-- BEGIN --

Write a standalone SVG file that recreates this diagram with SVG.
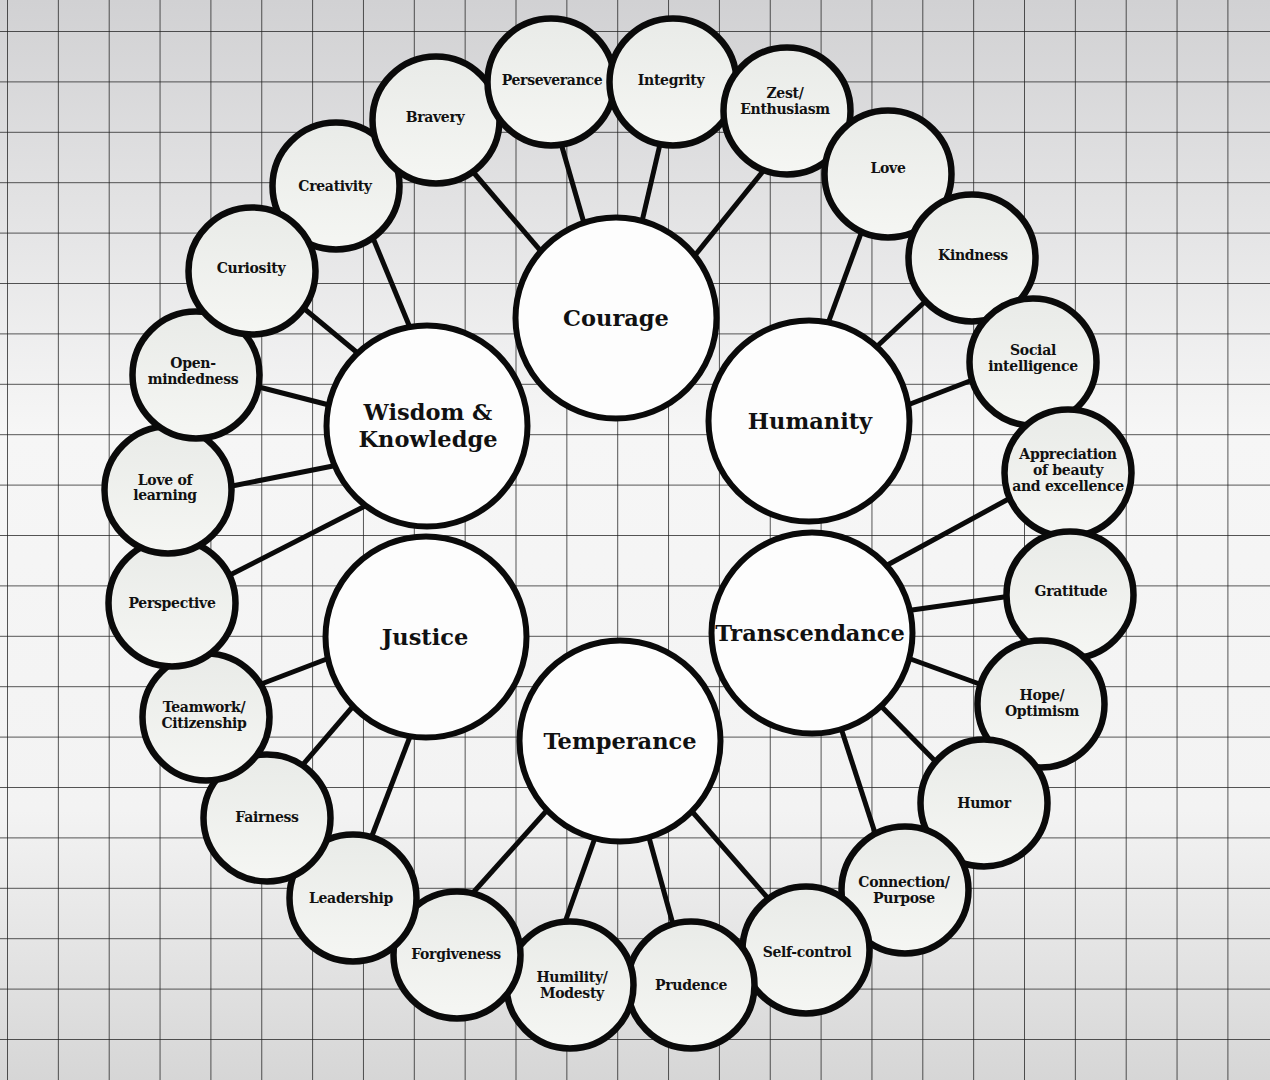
<svg xmlns="http://www.w3.org/2000/svg" width="1270" height="1080" viewBox="0 0 1270 1080">
<defs>
<linearGradient id="bg" x1="0" y1="0" x2="0" y2="1">
<stop offset="0" stop-color="#d1d1d3"/>
<stop offset="0.4" stop-color="#f6f6f6"/>
<stop offset="0.75" stop-color="#f3f3f3"/>
<stop offset="1" stop-color="#d6d6d6"/>
</linearGradient>
<linearGradient id="sf" x1="0" y1="0" x2="0" y2="1">
<stop offset="0" stop-color="#e9ebe8"/>
<stop offset="1" stop-color="#f5f6f3"/>
</linearGradient>
<pattern id="grid" patternUnits="userSpaceOnUse" x="7" y="31" width="50.85" height="50.4">
<path d="M0 0V50.4M0 0H50.85" fill="none" stroke="#1e1e1e" stroke-width="1.5"/>
</pattern>
<style>
.big{fill:#fdfdfd;stroke:#0a0a0a;stroke-width:6}
.sm{fill:url(#sf);stroke:#0a0a0a;stroke-width:6.5}
.ln{stroke:#0a0a0a;stroke-width:5;stroke-linecap:butt}
.t{font-family:"DejaVu Serif","Liberation Serif",serif;font-weight:bold;font-size:14px;letter-spacing:-0.3px;fill:#111;text-anchor:middle}
.T{font-family:"DejaVu Serif","Liberation Serif",serif;font-weight:bold;font-size:22.5px;fill:#111;text-anchor:middle}
</style>
</defs>
<rect width="1270" height="1080" fill="url(#bg)"/>
<rect width="1270" height="1080" fill="url(#grid)"/>
<g id="connectors">
<line class="ln" x1="468" y1="166" x2="545" y2="256"/>
<line class="ln" x1="560" y1="140" x2="586" y2="230"/>
<line class="ln" x1="661" y1="140" x2="640" y2="230"/>
<line class="ln" x1="768" y1="165" x2="692" y2="259"/>
<line class="ln" x1="863" y1="228" x2="827" y2="326"/>
<line class="ln" x1="930" y1="297" x2="872" y2="351"/>
<line class="ln" x1="975" y1="379" x2="905" y2="406"/>
<line class="ln" x1="373" y1="238" x2="411" y2="330"/>
<line class="ln" x1="301" y1="306" x2="360" y2="355"/>
<line class="ln" x1="255" y1="386" x2="333" y2="406"/>
<line class="ln" x1="227" y1="487" x2="338" y2="465"/>
<line class="ln" x1="226" y1="577" x2="369" y2="504"/>
<line class="ln" x1="256" y1="686" x2="332" y2="657"/>
<line class="ln" x1="300" y1="768" x2="355" y2="704"/>
<line class="ln" x1="370" y1="841" x2="411" y2="734"/>
<line class="ln" x1="471" y1="895" x2="549" y2="808"/>
<line class="ln" x1="564" y1="925" x2="596" y2="835"/>
<line class="ln" x1="674" y1="928" x2="648" y2="834"/>
<line class="ln" x1="773" y1="904" x2="689" y2="808"/>
<line class="ln" x1="880" y1="569" x2="1014" y2="496"/>
<line class="ln" x1="905" y1="611" x2="1011" y2="596"/>
<line class="ln" x1="905" y1="657" x2="985" y2="686"/>
<line class="ln" x1="879" y1="704" x2="938" y2="764"/>
<line class="ln" x1="840" y1="725" x2="876" y2="836"/>
</g>
<g id="courage"><circle class="big" cx="616" cy="318" r="100.5"/><text class="T" x="616" y="326">Courage</text></g>
<g id="wisdom"><circle class="big" cx="427" cy="426" r="100.5"/><text class="T" x="428" y="420">Wisdom &amp;</text><text class="T" x="428" y="447">Knowledge</text></g>
<g id="humanity"><circle class="big" cx="809" cy="421" r="100.5"/><text class="T" x="810" y="429">Humanity</text></g>
<g id="justice"><circle class="big" cx="426" cy="637" r="100.5"/><text class="T" x="425" y="645">Justice</text></g>
<g id="temperance"><circle class="big" cx="620" cy="741" r="100.5"/><text class="T" x="620" y="749">Temperance</text></g>
<g id="transcendance"><circle class="big" cx="812" cy="633" r="100.5"/><text class="T" x="810" y="641">Transcendance</text></g>
<g id="creativity"><circle class="sm" cx="336" cy="186" r="63.5"/><text class="t" x="335" y="191">Creativity</text></g>
<g id="bravery"><circle class="sm" cx="436" cy="120" r="63.5"/><text class="t" x="435" y="122">Bravery</text></g>
<g id="perseverance"><circle class="sm" cx="551" cy="82" r="63.5"/><text class="t" x="552" y="85">Perseverance</text></g>
<g id="integrity"><circle class="sm" cx="673" cy="82" r="63.5"/><text class="t" x="671" y="85">Integrity</text></g>
<g id="zest"><circle class="sm" cx="787" cy="111" r="63.5"/><text class="t" x="785" y="98">Zest/</text><text class="t" x="785" y="114">Enthusiasm</text></g>
<g id="love"><circle class="sm" cx="888" cy="174" r="63.5"/><text class="t" x="888" y="173">Love</text></g>
<g id="kindness"><circle class="sm" cx="972" cy="258" r="63.5"/><text class="t" x="973" y="260">Kindness</text></g>
<g id="social"><circle class="sm" cx="1033" cy="362" r="63.5"/><text class="t" x="1033" y="355">Social</text><text class="t" x="1033" y="371">intelligence</text></g>
<g id="appreciation"><circle class="sm" cx="1068" cy="473" r="63.5"/><text class="t" x="1068" y="459">Appreciation</text><text class="t" x="1068" y="475">of beauty</text><text class="t" x="1068" y="491">and excellence</text></g>
<g id="gratitude"><circle class="sm" cx="1070" cy="595" r="63.5"/><text class="t" x="1071" y="596">Gratitude</text></g>
<g id="hope"><circle class="sm" cx="1041" cy="704" r="63.5"/><text class="t" x="1042" y="700">Hope/</text><text class="t" x="1042" y="716">Optimism</text></g>
<g id="humor"><circle class="sm" cx="984" cy="803" r="63.5"/><text class="t" x="984" y="808">Humor</text></g>
<g id="connection"><circle class="sm" cx="905" cy="890" r="63.5"/><text class="t" x="904" y="887">Connection/</text><text class="t" x="904" y="903">Purpose</text></g>
<g id="selfcontrol"><circle class="sm" cx="806" cy="950" r="63.5"/><text class="t" x="807" y="957">Self-control</text></g>
<g id="prudence"><circle class="sm" cx="691" cy="985" r="63.5"/><text class="t" x="691" y="990">Prudence</text></g>
<g id="humility"><circle class="sm" cx="570" cy="985" r="63.5"/><text class="t" x="572" y="982">Humility/</text><text class="t" x="572" y="998">Modesty</text></g>
<g id="forgiveness"><circle class="sm" cx="457" cy="955" r="63.5"/><text class="t" x="456" y="959">Forgiveness</text></g>
<g id="leadership"><circle class="sm" cx="353" cy="898" r="63.5"/><text class="t" x="351" y="903">Leadership</text></g>
<g id="fairness"><circle class="sm" cx="267" cy="818" r="63.5"/><text class="t" x="267" y="822">Fairness</text></g>
<g id="teamwork"><circle class="sm" cx="206" cy="717" r="63.5"/><text class="t" x="204" y="712">Teamwork/</text><text class="t" x="204" y="728">Citizenship</text></g>
<g id="perspective"><circle class="sm" cx="172" cy="603" r="63.5"/><text class="t" x="172" y="608">Perspective</text></g>
<g id="loveoflearning"><circle class="sm" cx="168" cy="490" r="63.5"/><text class="t" x="165" y="485">Love of</text><text class="t" x="165" y="500">learning</text></g>
<g id="openmindedness"><circle class="sm" cx="196" cy="375" r="63.5"/><text class="t" x="193" y="368">Open-</text><text class="t" x="193" y="384">mindedness</text></g>
<g id="curiosity"><circle class="sm" cx="252" cy="271" r="63.5"/><text class="t" x="251" y="273">Curiosity</text></g>
</svg>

-- END --

**Requirements:** Transcribe the listing above verbatim. Omit the pictures.

**Exercise response:**
Write a standalone SVG file that recreates this diagram with SVG.
<svg xmlns="http://www.w3.org/2000/svg" width="1270" height="1080" viewBox="0 0 1270 1080">
<defs>
<linearGradient id="bg" x1="0" y1="0" x2="0" y2="1">
<stop offset="0" stop-color="#d1d1d3"/>
<stop offset="0.4" stop-color="#f6f6f6"/>
<stop offset="0.75" stop-color="#f3f3f3"/>
<stop offset="1" stop-color="#d6d6d6"/>
</linearGradient>
<linearGradient id="sf" x1="0" y1="0" x2="0" y2="1">
<stop offset="0" stop-color="#e9ebe8"/>
<stop offset="1" stop-color="#f5f6f3"/>
</linearGradient>
<pattern id="grid" patternUnits="userSpaceOnUse" x="7" y="31" width="50.85" height="50.4">
<path d="M0 0V50.4M0 0H50.85" fill="none" stroke="#1e1e1e" stroke-width="1.5"/>
</pattern>
<style>
.big{fill:#fdfdfd;stroke:#0a0a0a;stroke-width:6}
.sm{fill:url(#sf);stroke:#0a0a0a;stroke-width:6.5}
.ln{stroke:#0a0a0a;stroke-width:5;stroke-linecap:butt}
.t{font-family:"DejaVu Serif","Liberation Serif",serif;font-weight:bold;font-size:14px;letter-spacing:-0.3px;fill:#111;text-anchor:middle}
.T{font-family:"DejaVu Serif","Liberation Serif",serif;font-weight:bold;font-size:22.5px;fill:#111;text-anchor:middle}
</style>
</defs>
<rect width="1270" height="1080" fill="url(#bg)"/>
<rect width="1270" height="1080" fill="url(#grid)"/>
<g id="connectors">
<line class="ln" x1="468" y1="166" x2="545" y2="256"/>
<line class="ln" x1="560" y1="140" x2="586" y2="230"/>
<line class="ln" x1="661" y1="140" x2="640" y2="230"/>
<line class="ln" x1="768" y1="165" x2="692" y2="259"/>
<line class="ln" x1="863" y1="228" x2="827" y2="326"/>
<line class="ln" x1="930" y1="297" x2="872" y2="351"/>
<line class="ln" x1="975" y1="379" x2="905" y2="406"/>
<line class="ln" x1="373" y1="238" x2="411" y2="330"/>
<line class="ln" x1="301" y1="306" x2="360" y2="355"/>
<line class="ln" x1="255" y1="386" x2="333" y2="406"/>
<line class="ln" x1="227" y1="487" x2="338" y2="465"/>
<line class="ln" x1="226" y1="577" x2="369" y2="504"/>
<line class="ln" x1="256" y1="686" x2="332" y2="657"/>
<line class="ln" x1="300" y1="768" x2="355" y2="704"/>
<line class="ln" x1="370" y1="841" x2="411" y2="734"/>
<line class="ln" x1="471" y1="895" x2="549" y2="808"/>
<line class="ln" x1="564" y1="925" x2="596" y2="835"/>
<line class="ln" x1="674" y1="928" x2="648" y2="834"/>
<line class="ln" x1="773" y1="904" x2="689" y2="808"/>
<line class="ln" x1="880" y1="569" x2="1014" y2="496"/>
<line class="ln" x1="905" y1="611" x2="1011" y2="596"/>
<line class="ln" x1="905" y1="657" x2="985" y2="686"/>
<line class="ln" x1="879" y1="704" x2="938" y2="764"/>
<line class="ln" x1="840" y1="725" x2="876" y2="836"/>
</g>
<g id="courage"><circle class="big" cx="616" cy="318" r="100.5"/><text class="T" x="616" y="326">Courage</text></g>
<g id="wisdom"><circle class="big" cx="427" cy="426" r="100.5"/><text class="T" x="428" y="420">Wisdom &amp;</text><text class="T" x="428" y="447">Knowledge</text></g>
<g id="humanity"><circle class="big" cx="809" cy="421" r="100.5"/><text class="T" x="810" y="429">Humanity</text></g>
<g id="justice"><circle class="big" cx="426" cy="637" r="100.5"/><text class="T" x="425" y="645">Justice</text></g>
<g id="temperance"><circle class="big" cx="620" cy="741" r="100.5"/><text class="T" x="620" y="749">Temperance</text></g>
<g id="transcendance"><circle class="big" cx="812" cy="633" r="100.5"/><text class="T" x="810" y="641">Transcendance</text></g>
<g id="creativity"><circle class="sm" cx="336" cy="186" r="63.5"/><text class="t" x="335" y="191">Creativity</text></g>
<g id="bravery"><circle class="sm" cx="436" cy="120" r="63.5"/><text class="t" x="435" y="122">Bravery</text></g>
<g id="perseverance"><circle class="sm" cx="551" cy="82" r="63.5"/><text class="t" x="552" y="85">Perseverance</text></g>
<g id="integrity"><circle class="sm" cx="673" cy="82" r="63.5"/><text class="t" x="671" y="85">Integrity</text></g>
<g id="zest"><circle class="sm" cx="787" cy="111" r="63.5"/><text class="t" x="785" y="98">Zest/</text><text class="t" x="785" y="114">Enthusiasm</text></g>
<g id="love"><circle class="sm" cx="888" cy="174" r="63.5"/><text class="t" x="888" y="173">Love</text></g>
<g id="kindness"><circle class="sm" cx="972" cy="258" r="63.5"/><text class="t" x="973" y="260">Kindness</text></g>
<g id="social"><circle class="sm" cx="1033" cy="362" r="63.5"/><text class="t" x="1033" y="355">Social</text><text class="t" x="1033" y="371">intelligence</text></g>
<g id="appreciation"><circle class="sm" cx="1068" cy="473" r="63.5"/><text class="t" x="1068" y="459">Appreciation</text><text class="t" x="1068" y="475">of beauty</text><text class="t" x="1068" y="491">and excellence</text></g>
<g id="gratitude"><circle class="sm" cx="1070" cy="595" r="63.5"/><text class="t" x="1071" y="596">Gratitude</text></g>
<g id="hope"><circle class="sm" cx="1041" cy="704" r="63.5"/><text class="t" x="1042" y="700">Hope/</text><text class="t" x="1042" y="716">Optimism</text></g>
<g id="humor"><circle class="sm" cx="984" cy="803" r="63.5"/><text class="t" x="984" y="808">Humor</text></g>
<g id="connection"><circle class="sm" cx="905" cy="890" r="63.5"/><text class="t" x="904" y="887">Connection/</text><text class="t" x="904" y="903">Purpose</text></g>
<g id="selfcontrol"><circle class="sm" cx="806" cy="950" r="63.5"/><text class="t" x="807" y="957">Self-control</text></g>
<g id="prudence"><circle class="sm" cx="691" cy="985" r="63.5"/><text class="t" x="691" y="990">Prudence</text></g>
<g id="humility"><circle class="sm" cx="570" cy="985" r="63.5"/><text class="t" x="572" y="982">Humility/</text><text class="t" x="572" y="998">Modesty</text></g>
<g id="forgiveness"><circle class="sm" cx="457" cy="955" r="63.5"/><text class="t" x="456" y="959">Forgiveness</text></g>
<g id="leadership"><circle class="sm" cx="353" cy="898" r="63.5"/><text class="t" x="351" y="903">Leadership</text></g>
<g id="fairness"><circle class="sm" cx="267" cy="818" r="63.5"/><text class="t" x="267" y="822">Fairness</text></g>
<g id="teamwork"><circle class="sm" cx="206" cy="717" r="63.5"/><text class="t" x="204" y="712">Teamwork/</text><text class="t" x="204" y="728">Citizenship</text></g>
<g id="perspective"><circle class="sm" cx="172" cy="603" r="63.5"/><text class="t" x="172" y="608">Perspective</text></g>
<g id="loveoflearning"><circle class="sm" cx="168" cy="490" r="63.5"/><text class="t" x="165" y="485">Love of</text><text class="t" x="165" y="500">learning</text></g>
<g id="openmindedness"><circle class="sm" cx="196" cy="375" r="63.5"/><text class="t" x="193" y="368">Open-</text><text class="t" x="193" y="384">mindedness</text></g>
<g id="curiosity"><circle class="sm" cx="252" cy="271" r="63.5"/><text class="t" x="251" y="273">Curiosity</text></g>
</svg>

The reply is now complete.